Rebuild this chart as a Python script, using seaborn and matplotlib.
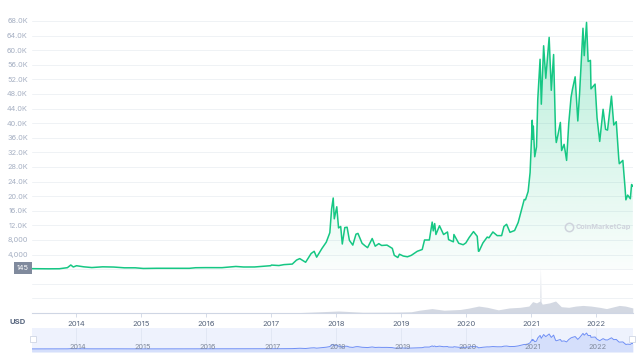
import seaborn as sns
import matplotlib.pyplot as plt
import matplotlib.dates as mdates
import numpy as np
import pandas as pd
from matplotlib.colors import to_rgb
from matplotlib.ticker import FuncFormatter

# price (USD)
price_dates = [
    "2013-04-28", "2013-06-01", "2013-08-01", "2013-10-01", "2013-11-15", "2013-12-04", "2013-12-18",
    "2014-01-05", "2014-02-15", "2014-04-01", "2014-06-01", "2014-08-01", "2014-10-01", "2014-12-01",
    "2015-01-15", "2015-04-01", "2015-07-01", "2015-10-01", "2015-11-05",
    "2016-01-01", "2016-04-01", "2016-06-18", "2016-08-01", "2016-10-01", "2016-12-31",
    "2017-01-04", "2017-02-15", "2017-03-15", "2017-05-01", "2017-05-25", "2017-06-12", "2017-07-15",
    "2017-08-15", "2017-09-01", "2017-09-15", "2017-10-15", "2017-11-08", "2017-11-28", "2017-12-08",
    "2017-12-17", "2017-12-23",
    "2018-01-06", "2018-01-16", "2018-01-28", "2018-02-06", "2018-02-20", "2018-03-05", "2018-03-18",
    "2018-04-06", "2018-04-24", "2018-05-05", "2018-05-28", "2018-06-14", "2018-06-28", "2018-07-24",
    "2018-08-10", "2018-08-30", "2018-09-15", "2018-10-15", "2018-11-14", "2018-11-25", "2018-12-15",
    "2018-12-24",
    "2019-01-15", "2019-02-07", "2019-03-01", "2019-04-03", "2019-05-01", "2019-05-14", "2019-06-10",
    "2019-06-26", "2019-07-02", "2019-07-10", "2019-07-17", "2019-08-06", "2019-08-29", "2019-09-20",
    "2019-09-26", "2019-10-23", "2019-10-26", "2019-11-22", "2019-12-17",
    "2020-01-01", "2020-01-20", "2020-02-13", "2020-03-05", "2020-03-12", "2020-03-16", "2020-04-06",
    "2020-04-30", "2020-05-10", "2020-06-01", "2020-06-25", "2020-07-20", "2020-08-02", "2020-08-17",
    "2020-09-05", "2020-10-01", "2020-10-21", "2020-11-05", "2020-11-24", "2020-12-01", "2020-12-16",
    "2020-12-27",
    "2021-01-08", "2021-01-11", "2021-01-14", "2021-01-22", "2021-02-01", "2021-02-08", "2021-02-21",
    "2021-02-28", "2021-03-13", "2021-03-25", "2021-04-13", "2021-04-25", "2021-05-08", "2021-05-19",
    "2021-05-23", "2021-06-01", "2021-06-15", "2021-06-22", "2021-07-06", "2021-07-20", "2021-08-01",
    "2021-08-14", "2021-08-22", "2021-09-06", "2021-09-21", "2021-10-01", "2021-10-20", "2021-10-27",
    "2021-11-09", "2021-11-18", "2021-12-01", "2021-12-04", "2021-12-27",
    "2022-01-07", "2022-01-22", "2022-02-10", "2022-02-24", "2022-03-07", "2022-03-29", "2022-04-11",
    "2022-04-25", "2022-05-09", "2022-05-12", "2022-06-01", "2022-06-13", "2022-06-18", "2022-06-28",
    "2022-07-13", "2022-07-20", "2022-07-27",
]
prices = [
    145, 120, 105, 125, 420, 1150, 600,
    950, 650, 450, 650, 590, 380, 380,
    200, 250, 260, 240, 400,
    430, 420, 750, 600, 610, 960,
    1130, 1000, 1250, 1400, 2500, 2900, 1900,
    4300, 4900, 3300, 5700, 7400, 10000, 16500,
    19500, 13800,
    17100, 11300, 11700, 6900, 11400, 11500, 7900,
    6600, 9600, 9800, 7100, 6400, 5900, 8400,
    6300, 7000, 6500, 6600, 5700, 3800, 3200,
    4100,
    3600, 3400, 3800, 4900, 5400, 8000, 8000,
    12900, 10500, 12500, 9500, 11900, 9500, 10200,
    8100, 7500, 9500, 7100, 6700,
    7200, 8700, 10300, 9000, 4900, 5000, 7200,
    8800, 8600, 10200, 9200, 9200, 11700, 12300,
    10100, 10600, 12800, 15600, 19100, 19000, 21300,
    26500,
    40800, 35600, 39200, 30800, 33500, 46500, 57500,
    45200, 61200, 52300, 63500, 49000, 58800, 37000,
    34700, 36700, 40200, 32500, 34200, 29800, 39900,
    47100, 49300, 52700, 40600, 48200, 66000, 58500,
    67600, 56900, 57200, 49400, 50700,
    41500, 35000, 43800, 38300, 38100, 47400, 39500,
    40400, 30300, 28900, 29800, 22500, 19000, 20300,
    19300, 23200, 22700,
]

# traded volume (billion USD)
vol_dates = [
    "2013-04-28", "2016-12-31", "2017-06-01", "2017-12-15", "2018-01-15", "2018-06-01", "2018-12-01",
    "2019-03-01", "2019-04-15", "2019-06-25", "2019-09-01", "2019-12-01", "2020-01-15", "2020-03-13",
    "2020-05-01", "2020-07-01", "2020-09-01", "2020-11-01", "2020-12-20", "2021-01-10", "2021-02-01",
    "2021-02-20", "2021-02-23", "2021-02-26", "2021-03-05", "2021-04-15", "2021-05-19", "2021-06-20",
    "2021-08-01", "2021-09-10", "2021-10-20", "2021-12-04", "2022-01-22", "2022-03-01", "2022-05-12",
    "2022-06-15", "2022-07-27",
]
volumes = [
    0.1, 1, 3, 14, 16, 6, 7,
    10, 22, 35, 22, 28, 38, 55,
    45, 25, 40, 45, 55, 90, 80,
    95, 360, 90, 70, 80, 95, 50,
    45, 55, 60, 55, 45, 35, 60,
    55, 40,
]

years = [str(y) for y in range(2014, 2023)]
y_ticks = list(range(-8000, 72000, 4000))

green = "#16c784"
df = pd.DataFrame({"date": pd.to_datetime(price_dates), "price": prices})
vol = pd.DataFrame({"date": pd.to_datetime(vol_dates), "volume": volumes})
x0, x1 = pd.Timestamp("2013-04-30"), pd.Timestamp("2022-07-28")

sns.set_theme(style="white")
plt.rcParams["font.family"] = ["Inter", "DejaVu Sans"]

fig = plt.figure(figsize=(6.42, 3.6), dpi=100)
ax = fig.add_axes([32 / 642, 1 - 313 / 360, 601 / 642, 303 / 360])

# volume underneath
vax = ax.twinx()
vax.fill_between(vol["date"], vol["volume"], 0, color="#d3d8e2", lw=0, zorder=1)
vax.set_ylim(0, 2400)
vax.set_yticks([])
for s in vax.spines.values():
    s.set_visible(False)
ax.set_zorder(vax.get_zorder() + 1)
ax.patch.set_visible(False)

# price line + gradient fill
sns.lineplot(data=df, x="date", y="price", ax=ax, color=green, lw=1.1, zorder=3)
poly = ax.fill_between(df["date"], df["price"], 0, color="none", lw=0)
grad = np.zeros((256, 1, 4))
grad[..., :3] = to_rgb(green)
grad[..., 3] = np.linspace(0.32, 0.02, 256).reshape(-1, 1)
img = ax.imshow(grad, aspect="auto", origin="upper", zorder=2,
                extent=[mdates.date2num(x0), mdates.date2num(x1), 0, 68000])
img.set_clip_path(poly.get_paths()[0], transform=ax.transData)

ax.set_xlim(x0, x1)
ax.set_ylim(-12000, 71000)
ax.set_yticks(y_ticks)
ax.yaxis.set_major_formatter(FuncFormatter(
    lambda v, p: "" if v <= 0 else (f"{v:,.0f}" if v < 10000 else f"{v / 1000:.1f}K")))
ax.grid(axis="y", color="#eff2f5", lw=0.7)
ax.tick_params(axis="y", length=0, pad=3, labelsize=5.3, labelcolor="#a6b0c3")
ax.set_xticks([pd.Timestamp(f"{y}-01-01") for y in years])
ax.set_xticklabels(years)
ax.tick_params(axis="x", length=3, width=0.6, color="#cfd6e4", pad=3,
               labelsize=5.5, labelcolor="#58667e", bottom=True)
ax.set_xlabel("")
ax.set_ylabel("")
for side in ["top", "right", "left"]:
    ax.spines[side].set_visible(False)
ax.spines["bottom"].set_color("#cfd6e4")
ax.spines["bottom"].set_linewidth(0.8)

fig.text(18 / 642, 1 - 322 / 360, "USD", fontsize=5.5, color="#58667e",
         ha="center", va="center", weight="bold")
fig.text(23 / 642, 1 - 268 / 360, f"{prices[0]:,.0f}", fontsize=5.3, color="white",
         ha="center", va="center",
         bbox=dict(boxstyle="square,pad=0.35", fc="#808a9d", ec="none"))

# watermark
ax.plot([0.893], [0.285], marker="o", ms=6, mfc="none", mec="#cfd3dc", mew=1.1,
        transform=ax.transAxes, zorder=4)
ax.text(0.905, 0.285, "CoinMarketCap", transform=ax.transAxes, fontsize=5.2,
        color="#cfd3dc", weight="bold", va="center", ha="left", zorder=4)

# navigator
nav = fig.add_axes([32 / 642, 1 - 352 / 360, 601 / 642, 24 / 360])
nav.set_facecolor("#eef2fd")
nav.fill_between(df["date"], df["price"], -13000, color="#d5dffb", lw=0)
sns.lineplot(data=df, x="date", y="price", ax=nav, color="#6f8ff5", lw=0.7)
nav.set_xlim(x0, x1)
nav.set_ylim(-13000, 89000)
nav.set_xticks([])
nav.set_yticks([])
nav.set_xlabel("")
nav.set_ylabel("")
for y in years:
    d = pd.Timestamp(f"{y}-01-01")
    nav.axvline(d, color="#dfe5f3", lw=0.6, zorder=0)
    nav.text(d + pd.Timedelta(days=10), 0.22, y, transform=nav.get_xaxis_transform(),
             fontsize=5.3, color="#808a9d", ha="center", va="center")
for s in nav.spines.values():
    s.set_visible(False)
for xx in [0.002, 0.998]:
    nav.plot([xx], [0.55], marker="s", ms=4.5, mfc="white", mec="#cfd6e4", mew=0.6,
             transform=nav.transAxes, clip_on=False)

fig.savefig("out.png", dpi=100)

→ **Instruction**
Please restate the material above line by line, exactly, beginning at its first line and ending with the line that contains "from matplotlib.ticker import FuncFormatter", without any pictures.

→ **Result for this task**
Rebuild this chart as a Python script, using seaborn and matplotlib.
import seaborn as sns
import matplotlib.pyplot as plt
import matplotlib.dates as mdates
import numpy as np
import pandas as pd
from matplotlib.colors import to_rgb
from matplotlib.ticker import FuncFormatter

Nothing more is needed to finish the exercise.